Issuers paid out $83,462,712 to a total of 1,044 colleges and associations, an average of nearly $80,000 per institution. A total of 53,164 new college credit card accounts were opened under these agreements in 2009. The report details the payments to each school and can be found at this page of the Federal Reserve’s website (PDF).
The University of Illinois Alumni Association received the highest payment of $3,272,657 in 2009. The Penn State Alumni Association received $2,835,000. Both of these payments came from Bank of America. The University of Notre Dame got $1,860,000 from Chase in 2009.
While 17 issuers struck marketing deals with colleges, three credit card companies–Bank of America, Chase, and U.S. Bank–accounted for approximately 96 percent of all college credit card agreements submitted to the Board. Bank of America alone had marketing deals with 86 percent of the institutions.
Bank of America submitted 906 college credit card agreements, more than fifteen times as many as any other card issuer. In 2009, it made payments totaling $61,968,307, an average of $68,398 per agreement. It opened 38,610 new accounts under its college affinity program.
U.S. Bank submitted 60 agreements and spent a total of $2,502,744 ($41,712 average). It opened up 7,911 new accounts in 2009.
Chase Bank submitted 36 agreements and paid out $13,892,863, a staggering average of $385,912 per agreement last year. It opened 529 new accounts under these agreements.
Issuers are willing to pay these figures in return for valuable information from colleges and alumni associations, which could include phone numbers, e-mail addresses and physical addresses of members. The agreement usually comes with a right to market cards to them a specified number of times.

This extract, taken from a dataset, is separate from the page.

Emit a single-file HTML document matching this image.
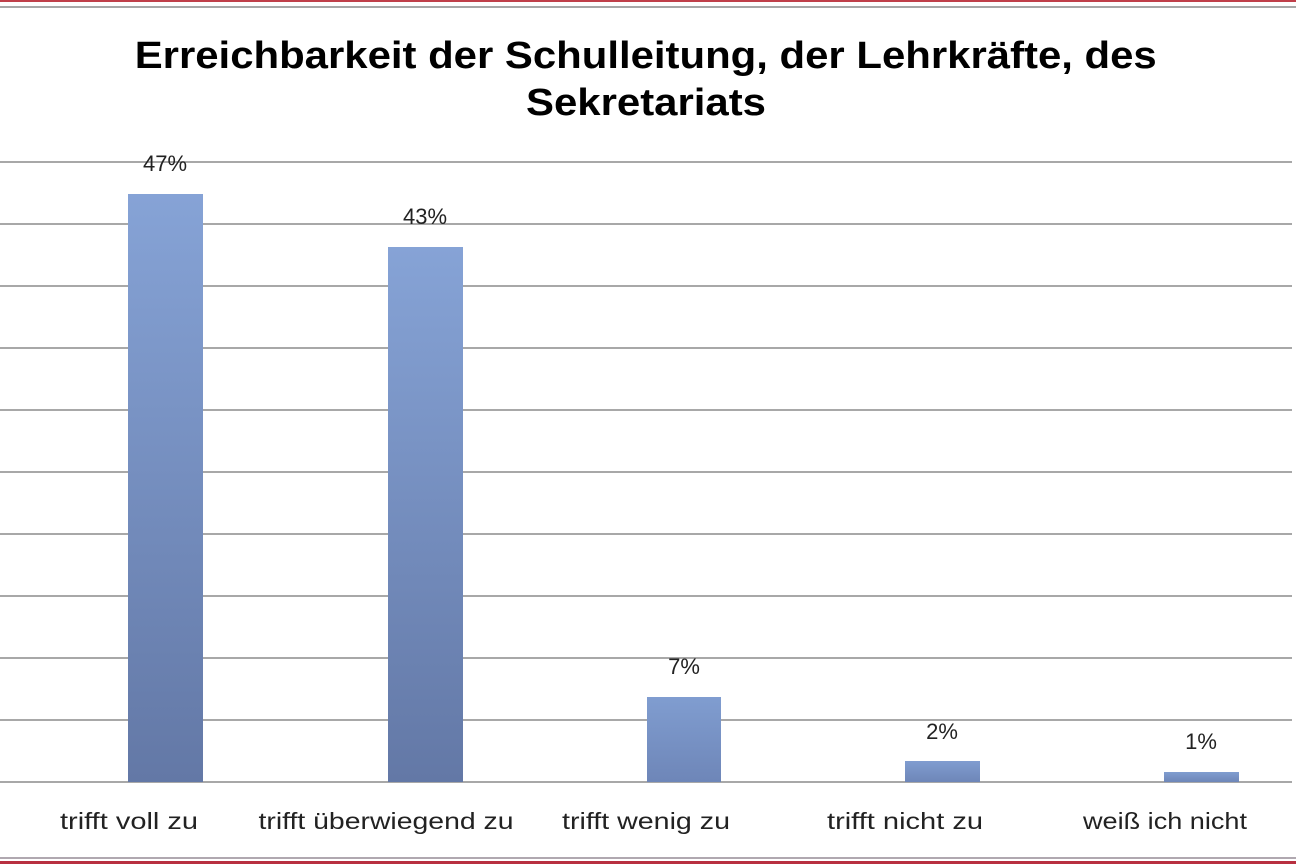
<!DOCTYPE html>
<html><head><meta charset="utf-8"><style>html,body{margin:0;padding:0;background:#fff}svg{display:block}</style></head>
<body>
<svg width="1296" height="864" viewBox="0 0 1296 864" xmlns="http://www.w3.org/2000/svg">
<defs>
<linearGradient id="g" x1="0" y1="0" x2="0" y2="1">
<stop offset="0" stop-color="#86a3d6"/><stop offset="1" stop-color="#6378a6"/>
</linearGradient>
<linearGradient id="gs" x1="0" y1="0" x2="0" y2="1">
<stop offset="0" stop-color="#809dd0"/><stop offset="1" stop-color="#6e86b8"/>
</linearGradient>
</defs>
<rect width="1296" height="864" fill="#fff"/>
<rect x="0" y="0" width="1296" height="2" fill="#c0404a"/>
<rect x="0" y="6" width="1296" height="2" fill="#a8a8a8"/>
<rect x="0" y="857" width="1296" height="2" fill="#b0a8b0"/>
<rect x="0" y="861" width="1296" height="3" fill="#b83040"/>
<text font-family="Liberation Sans, Arial, sans-serif" font-weight="bold" font-size="38" fill="#000" text-anchor="middle">
<tspan x="651" y="68" textLength="1022" lengthAdjust="spacingAndGlyphs">Erreichbarkeit der Schulleitung, der Lehrkräfte, des</tspan>
<tspan x="646" y="115" textLength="240" lengthAdjust="spacingAndGlyphs">Sekretariats</tspan>
</text>
<g stroke="#8c8c8c" stroke-width="1.5">
<line x1="0" x2="1292" y1="162" y2="162"/><line x1="0" x2="1292" y1="224" y2="224"/>
<line x1="0" x2="1292" y1="286" y2="286"/><line x1="0" x2="1292" y1="348" y2="348"/>
<line x1="0" x2="1292" y1="410" y2="410"/><line x1="0" x2="1292" y1="472" y2="472"/>
<line x1="0" x2="1292" y1="534" y2="534"/><line x1="0" x2="1292" y1="596" y2="596"/>
<line x1="0" x2="1292" y1="658" y2="658"/><line x1="0" x2="1292" y1="720" y2="720"/>
<line x1="0" x2="1292" y1="782" y2="782"/>
</g>
<rect x="128" y="194" width="75" height="588" fill="url(#g)"/>
<rect x="388" y="247" width="75" height="535" fill="url(#g)"/>
<rect x="647" y="697" width="74" height="85" fill="url(#gs)"/>
<rect x="905" y="761" width="75" height="21" fill="url(#gs)"/>
<rect x="1164" y="772" width="75" height="10" fill="url(#gs)"/>
<g font-family="Liberation Sans, Arial, sans-serif" font-size="22" fill="#222" text-anchor="middle">
<text x="165" y="171">47%</text>
<text x="425" y="224">43%</text>
<text x="684" y="674">7%</text>
<text x="942" y="739">2%</text>
<text x="1201" y="749">1%</text>
</g>
<g font-family="Liberation Sans, Arial, sans-serif" font-size="23" fill="#222" text-anchor="middle">
<text x="129" y="829" textLength="138" lengthAdjust="spacingAndGlyphs">trifft voll zu</text>
<text x="386" y="829" textLength="255" lengthAdjust="spacingAndGlyphs">trifft überwiegend  zu</text>
<text x="646" y="829" textLength="168" lengthAdjust="spacingAndGlyphs">trifft wenig  zu</text>
<text x="905" y="829" textLength="156" lengthAdjust="spacingAndGlyphs">trifft nicht zu</text>
<text x="1165" y="829" textLength="164" lengthAdjust="spacingAndGlyphs">weiß ich nicht</text>
</g>
</svg>
</body></html>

Under the CARD Act, credit card issuers can no longer offer incentives or giveaways to encourage card applications on college campuses. It also prevents anyone younger than 21 from getting a credit card without proof of ability to pay or an adult co-signer.
“This first report underscores how important the college market and alumni associations are to credit card issuers. This is also very significant money for colleges at a time when these institutions are scrambling to raise money any way they can,” says Bill Hardekopf, CEO of LowCards.com and author of The Credit Card Guidebook.